SRM GOVERNANCE HORIZONS

Anticipating Tomorrow’s Choices 

As conversations about solar radiation modification (SRM) grow more urgent, the central governance question is shifting. It’s no longer only about what rules or processes should exist, but whether the people and institutions most affected are prepared for the political, financial, and social pressures SRM is already creating. SRM Governance Horizons is DSG’s effort to examine that challenge head-on by assessing readiness not as technological capacity, but as the civic and institutional ability to access information, exercise authority, uphold representation, and maintain legitimacy.

Mapping the Forces That Could Shape SRM Trajectories

The initiative tracks key drivers and early warning indicators to understand how SRM pressures might evolve and how quietly made decisions or market incentives could shape long-term trajectories before public institutions can respond. This is anticipatory governance focused on legitimacy rather than forecasting or implied deployment. While scenarios help identify where readiness breaks down, the heart of the work lies in understanding how power, private-sector influence, IP dynamics, and broader socio-political forces may shape SRM’s future. Through narrative analyses, partner testing, and targeted expert engagement, SRM Governance Horizons strengthens DSG’s aim: ensuring that governments, communities, and public-interest institutions are equipped to shape SRM governance rather than be overtaken by events.

Program Goals:

  • Track the drivers, dynamics, and early warning indicators that are shaping SRM conversations while developing frameworks to show how forces may shape plausible futures and how separate drivers might interact.
  • Examine how venture capital, intellectual property, and private experimentation shape SRM’s pace of research, framing, and ownership.
  • Identify readiness gaps and co-develop tools through legal and policy research, participatory methods, narrative work, and cross-sector convenings.
All outputs are anchored in justice and anticipatory legitimacy, not technical roadmaps or deployment playbooks.

Core Focus Areas:

Readiness Assessment and Futures Tools:

Use readiness criteria—information access, decision authority, representation, legitimacy, and the ability to slow or stop harmful trajectories—to assess governance strength. 

Cross-Tech Exchange:

Collaborate with experts in other technology sectors to identify readiness failures, early warning signs, and adaptable governance mechanisms.
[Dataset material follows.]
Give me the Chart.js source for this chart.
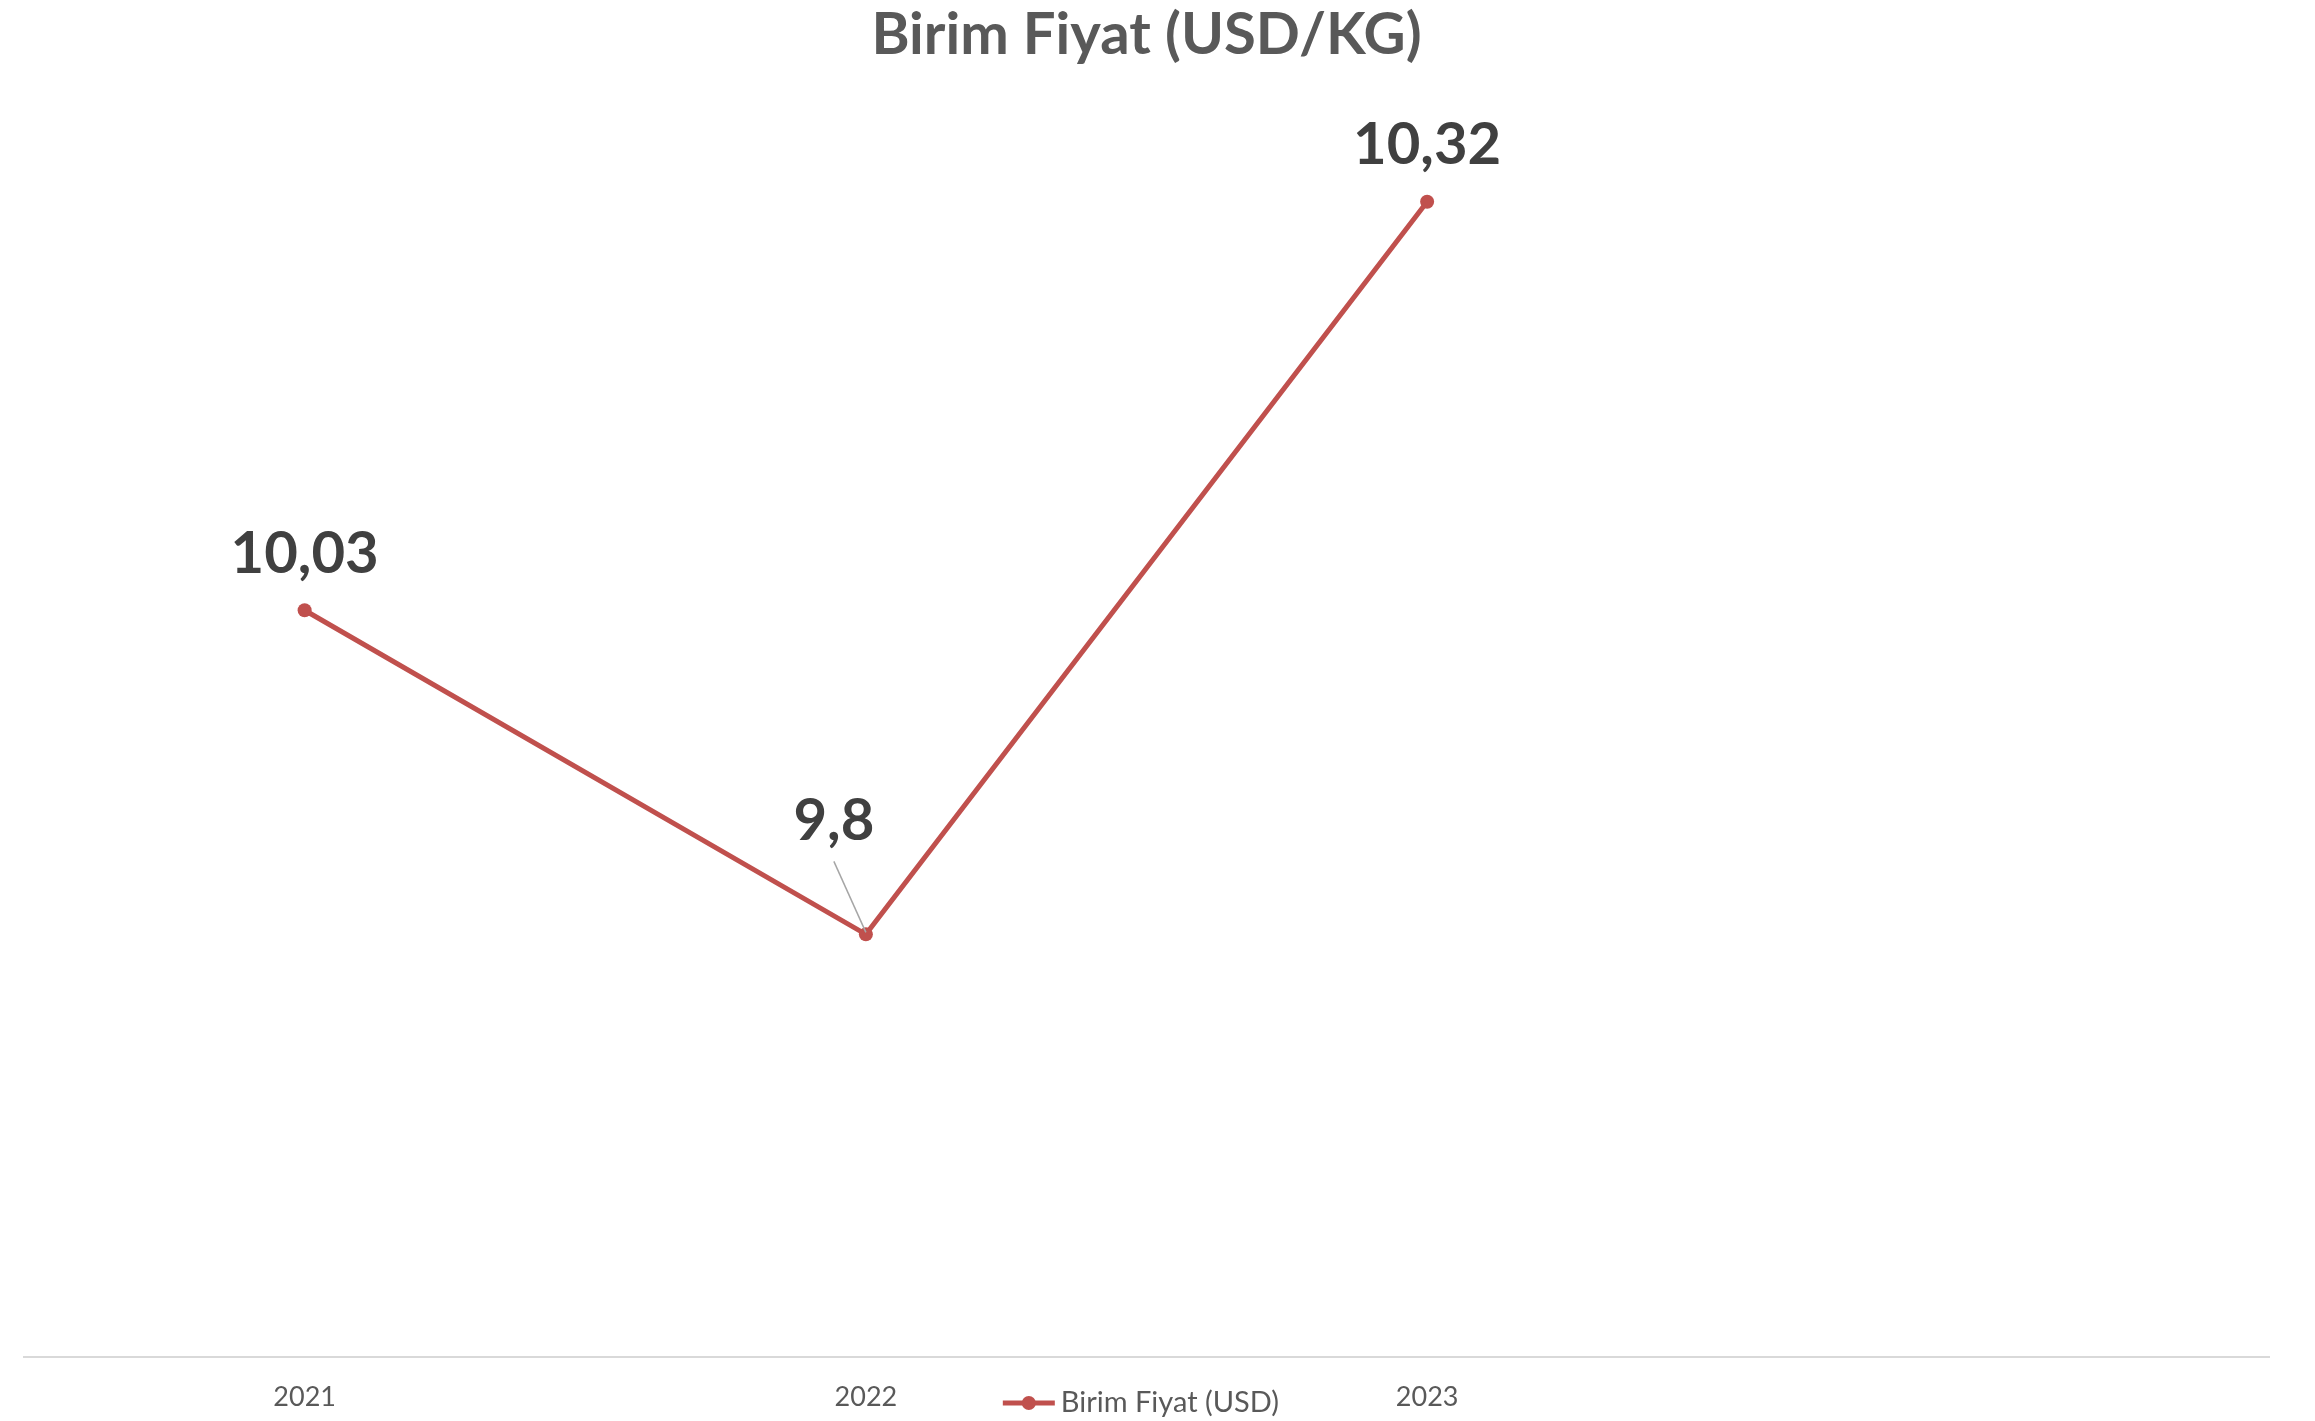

A first convening will be academically focused; a second will bring in affected communities, civil society, and policymakers.

Private Power and Accountability:

Analyze how venture capital logic and private-sector incentives shape SRM development. Identify governance tools that reinforce public oversight, transparency, and public-interest decision-making.

Intellectual Property Mapping:

Systematically track SRM-related patents and assess their implications for public access and governance. Explore options such as defensive licensing, commons-based approaches, and patent pools.

Reclaiming Public Governance:

Convene legal scholars, civil society leaders, and governance experts to co-design equitable frameworks that strengthen public control and protect against unilateral or privatized SRM decisions.

Institutional Readiness and Legal Design:

Develop legal safeguards and institutional structures capable of responding to SRM pressures in ways that uphold accountability and protect against power imbalances. This work supports legitimacy for whatever choices societies ultimately make

None of these lines of work presumes or prepares for deployment; each is designed to secure legitimacy and accountability for whatever choices societies make.